Guatemala: Economy contracts at historic pace in Q2 amid fallout from pandemic
The economy contracted a whopping 9.6% year-on-year in Q2 (Q1: +0.9% yoy). The print marked the steepest drop on record and came on the back of the Covid-19 pandemic and associated containment measures, which battered all sectors of the economy.
Domestic demand dived 10.8% in the quarter on freefalling private consumption (Q2: -8.8% yoy; Q1: +1.9% yoy) and plummeting fixed investment (Q2: -17.9% yoy; Q1: -3.7%), while public expenditure also contracted (Q2: -2.6% yoy; Q1: +3.5% yoy). Restrictive measures imposed to curb the spread of the virus weighed heavily on household spending and business activity in the quarter. Moreover, a jump in the unemployment rate in the United States dragged markedly on remittance inflows, which fell significantly and further dented household spending.
On the external front, lockdowns and containment measures abroad affected the trade flow notably and, consequently, exports of goods and services were pummeled in the quarter (Q2: -18.9% yoy; Q1: -0.5% yoy). Imports were also heavily affected by the pandemic in Q2, nosediving 18.8% and further highlighting weakened domestic demand (Q1: +3.5% yoy).

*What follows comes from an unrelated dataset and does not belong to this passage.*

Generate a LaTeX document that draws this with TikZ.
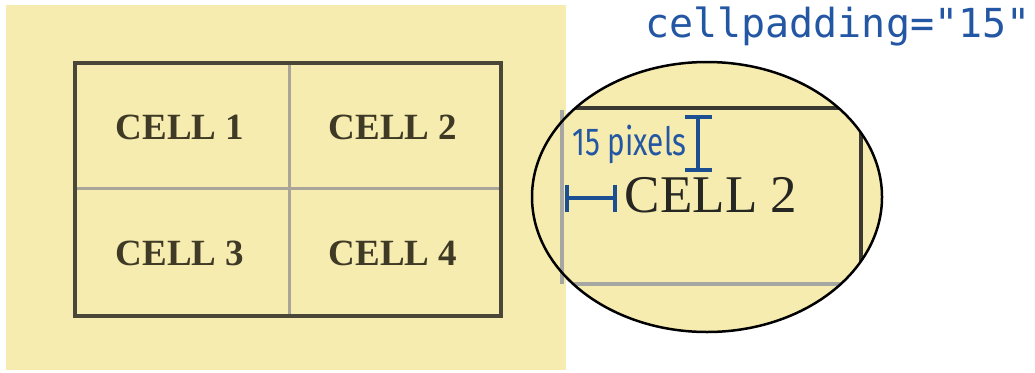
\documentclass[tikz,border=0pt]{standalone}
\usepackage{fontspec}
\setmainfont{Liberation Serif}
\newfontfamily\monof{DejaVu Sans Mono}
\newfontfamily\narrowf[FakeStretch=0.76]{Fira Sans}
\usetikzlibrary{arrows.meta}
\definecolor{bgyellow}{HTML}{F7ECB0}
\definecolor{darkline}{HTML}{4A4638}
\definecolor{greyline}{HTML}{A9A598}
\definecolor{zoomdark}{HTML}{3A3A32}
\definecolor{zoomgrey}{HTML}{A6A6A2}
\definecolor{celltxt}{HTML}{3F3A25}
\definecolor{bigtxt}{HTML}{262622}
\definecolor{markblue}{HTML}{1C4E92}
\definecolor{labelblue}{HTML}{2457A3}
\begin{document}
\begin{tikzpicture}[x=1pt,y=-1pt,
  cellstyle/.style={font=\bfseries\fontsize{37}{43}\selectfont, text=celltxt, inner sep=0pt, anchor=base},
  outerline/.style={draw=darkline, line width=3.5pt},
  innerline/.style={draw=greyline, line width=3pt},
  zdark/.style={draw=zoomdark, line width=4pt},
  zgrey/.style={draw=zoomgrey, line width=4pt},
  marker/.style={draw=markblue, line width=4pt, {Bar[width=27pt]}-{Bar[width=27pt]}},
  bluelabel/.style={text=labelblue, inner sep=0pt, anchor=base west}
]
\useasboundingbox (0,0) rectangle (1035,372);
% background panel
\fill[bgyellow] (6,5) rectangle (566,370);
% table
\draw[innerline] (289,63) -- (289,316);
\draw[innerline] (75,188) -- (501,188);
\draw[outerline] (75,63) rectangle (501,316);
\node[cellstyle] (c1) at (180,139) {CELL 1};
\node[cellstyle] (c2) at (393,139) {CELL 2};
\node[cellstyle] (c3) at (180,265) {CELL 3};
\node[cellstyle] (c4) at (393,265) {CELL 4};
% magnifier
\fill[bgyellow] (707,197) ellipse [x radius=175pt, y radius=135pt];
\begin{scope}
  \clip (707,197) ellipse [x radius=175pt, y radius=135pt];
  \draw[zgrey] (562,284) -- (900,284);
  \draw[zdark] (555,108) -- (900,108);
  \draw[zdark] (861,90) -- (861,300);
\end{scope}
\draw[zgrey] (562,110) -- (562,284);
\draw[black, line width=2.5pt] (707,197) ellipse [x radius=175pt, y radius=135pt];
\node[font=\fontsize{53}{60}\selectfont, text=bigtxt, inner sep=0pt, anchor=base] (big) at (711,212) {CELL 2};
% padding markers
\coordinate (vtop) at (698,115);
\coordinate (vbot) at (698,172);
\draw[marker] (vtop) -- (vbot);
\coordinate (hleft) at (565,198);
\coordinate (hright) at (617,198);
\draw[marker] (hleft) -- (hright);
\node[bluelabel, font=\narrowf\fontsize{39}{45}\selectfont] (px) at (572,155) {15 pixels};
\node[bluelabel, font=\monof\fontsize{40}{46}\selectfont] (cp) at (645,37) {cellpadding="15"};
\end{tikzpicture}
\end{document}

Looking ahead, the economy will continue to suffer this year and will likely enter recession due to the fallout from the pandemic. A recession in the United States will exacerbate matters, weighing heavily on remittances and thus denting household incomes. Next year, however, the economy is forecast to recover on a pickup in external and domestic demand. That said, the return to growth will be partly due to a supportive base effect and the balance of risks remains titled to the downside.